Éclairer les décisions politiques
Toutes les agricultures du monde sont concernées, et, à vrai dire, en premier lieu celles dont les pays ne disposent pas, ou plus, des protections nécessaires contre la volatilité excessive des marchés agricoles internationaux. Même dans les pays les plus « compétitifs », du Danemark à l'Australie, les faillites d'exploitations agricoles ne sont plus des cas isolés. L'urgence ? Augmenter le prix d'intervention pour assainir le marché du lait en Europe. Même si Bruxelles nous écoute, je ne pense pas que les décisionnaires sont intellectuellement prêts à prendre les bonnes décisions. Les annonces, attendues le 14 mars lors du prochain Conseil des ministres européens, seront à mon sens limitées… à moins que la colère des agriculteurs ne monte encore d'un cran. A nous de poursuivre notre pédagogie auprès des parlementaires et des commissaires pour leur faire comprendre l'importance de mettre en place des mécanismes contracycliques ou assurantiels qui permettraient aux agriculteurs de vivre dignement de leur métier. Pour les céréales, la situation est tout aussi alarmante. Sauf catastrophe climatique dans l'un des grands pays producteurs, les prix devraient continuer de baisser ».

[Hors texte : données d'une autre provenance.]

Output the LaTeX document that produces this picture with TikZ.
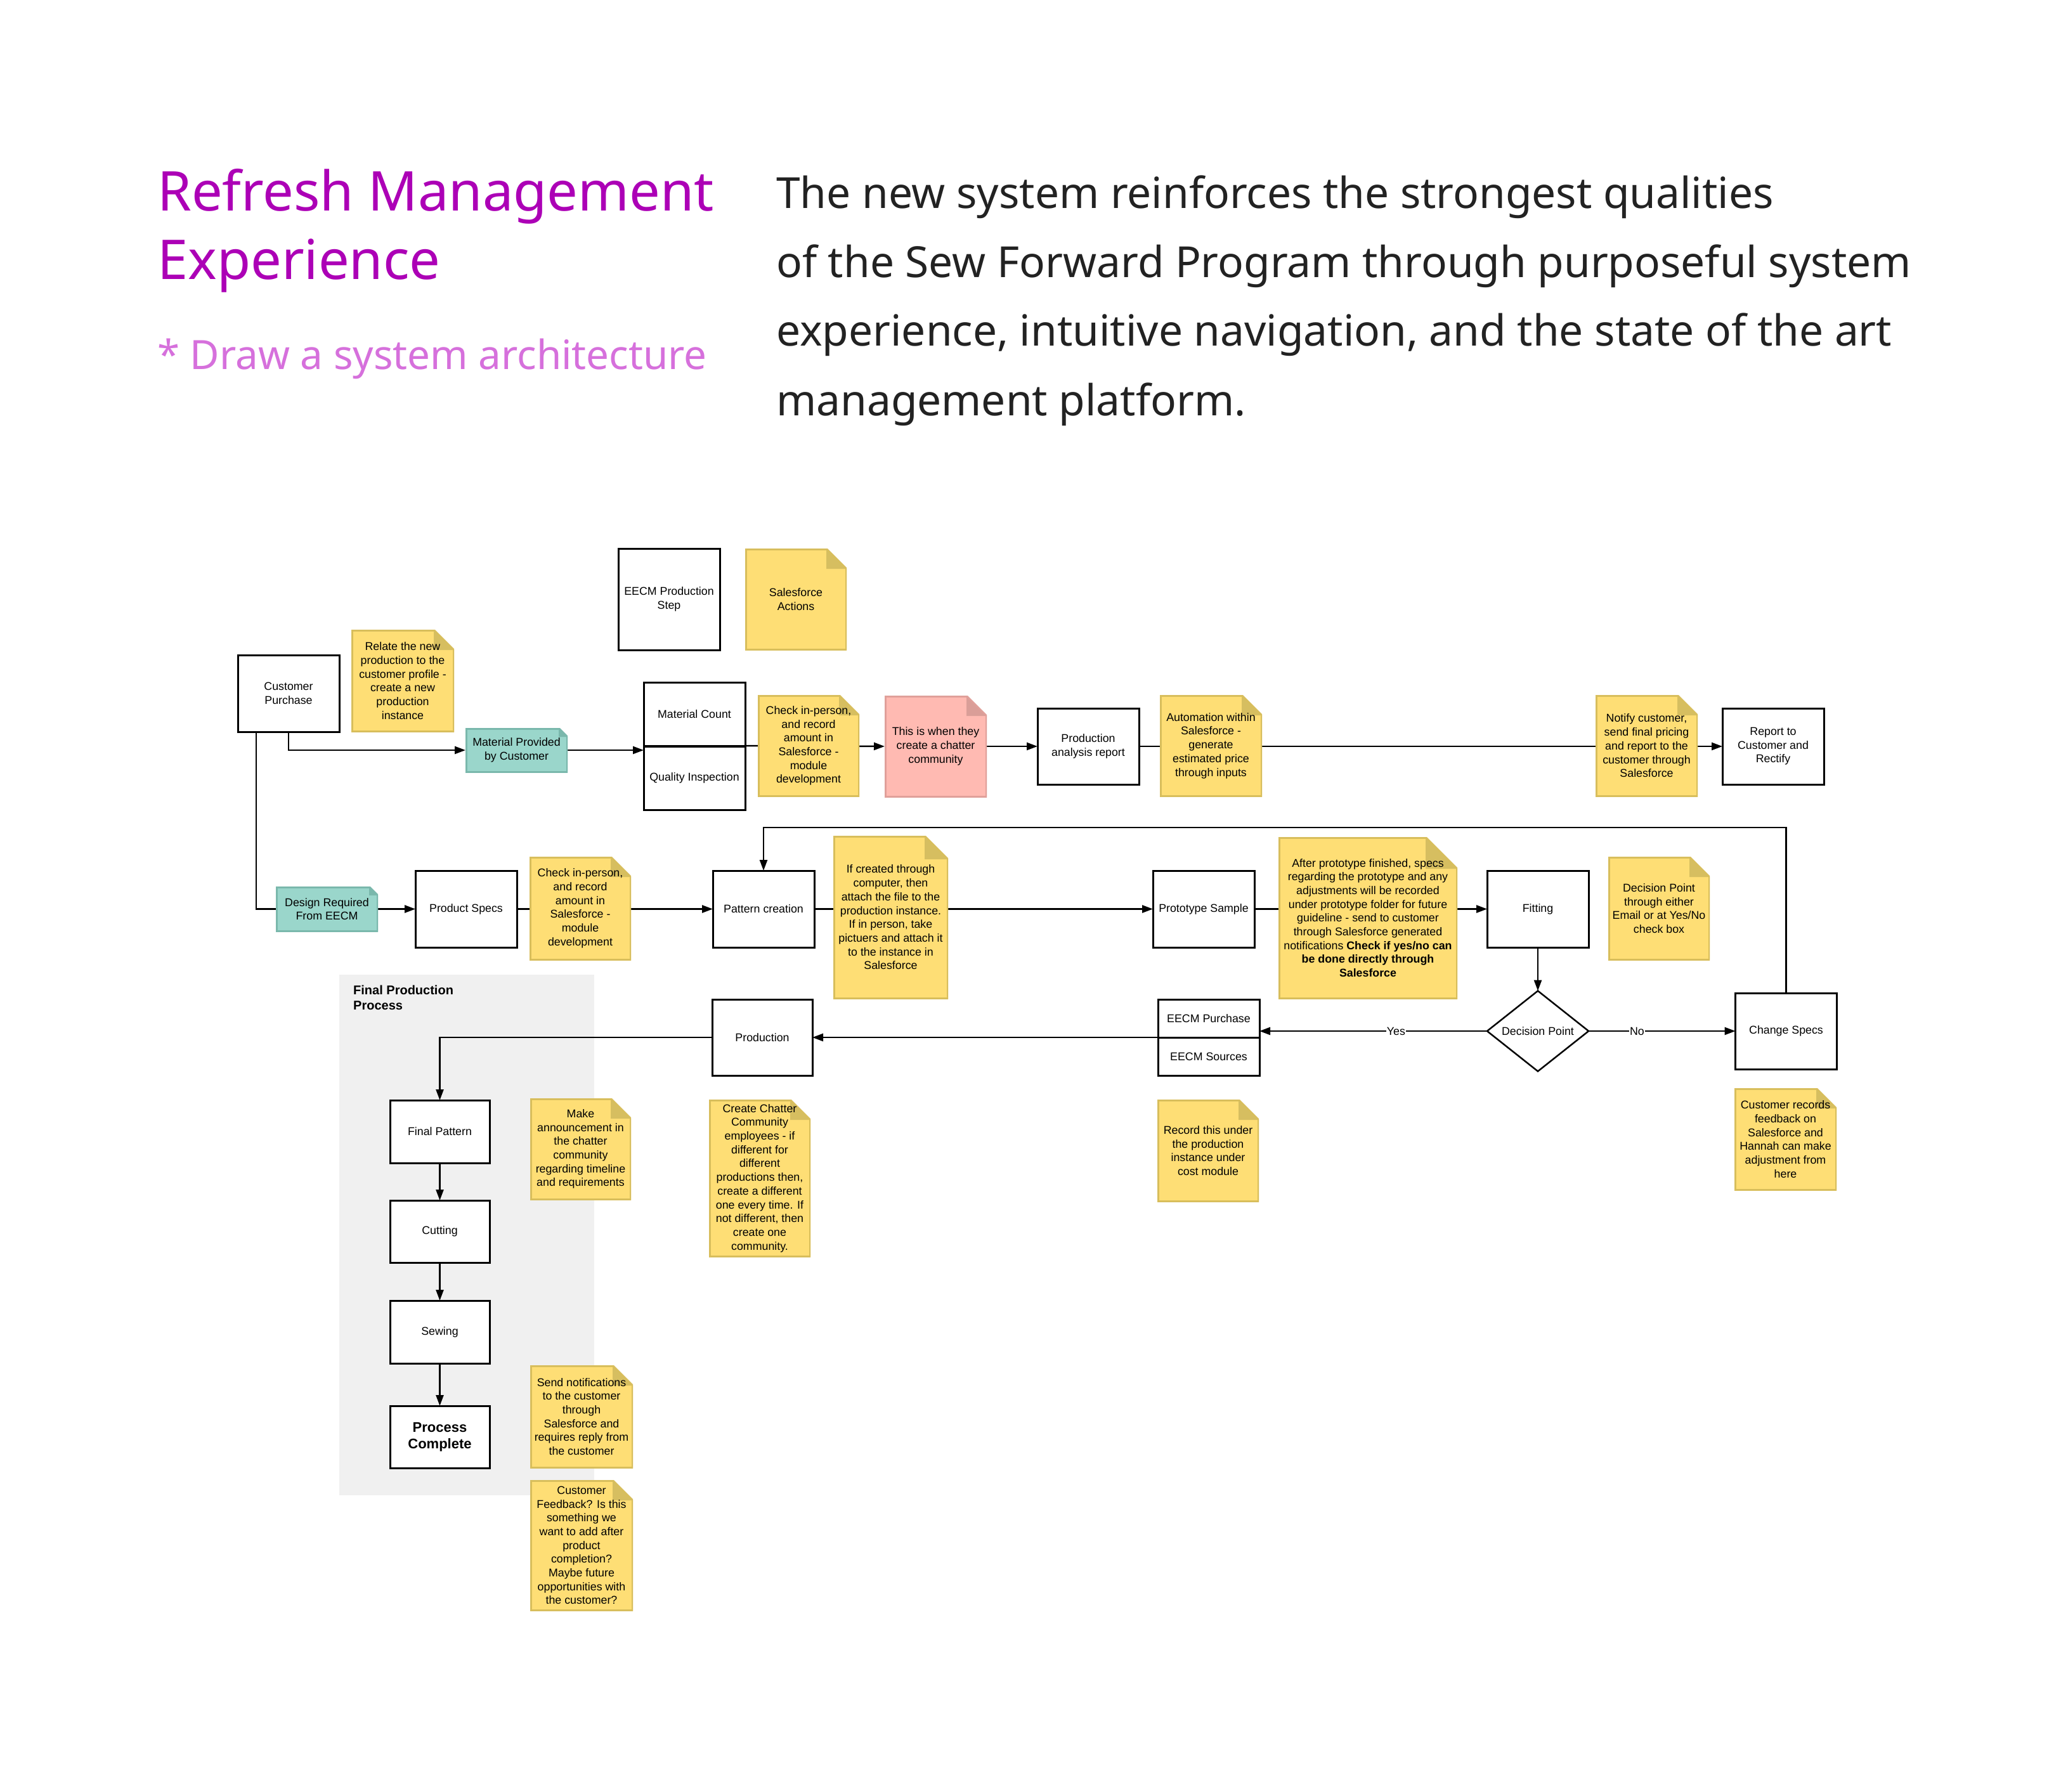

L'agriculture, un élément de sécurité nationale
Dans une lettre adressée à Manuel Valls le 22 février, Christian Pèes rappelle au Premier Ministre que la production agricole et alimentaire est un élément constitutif de notre sécurité nationale. « Partout dans le monde, l'agriculture participe à la stabilité géopolitique et économique du pays, précise-t-il. A mon sens, la puissance d'un Etat dépend aussi de sa solvabilité alimentaire. D'où l'idée de Momagri de mesurer cette solvabilité, via un indicateur, comme cela est fait pour les finances. Un outil qui nous permettra de définir les politiques économiques appropriées et tenter d'anticiper les crises. Et ce, à l'échelle de la planète car aujourd'hui, nous n'avons pas le choix. Il faut gérer le problème de fond ».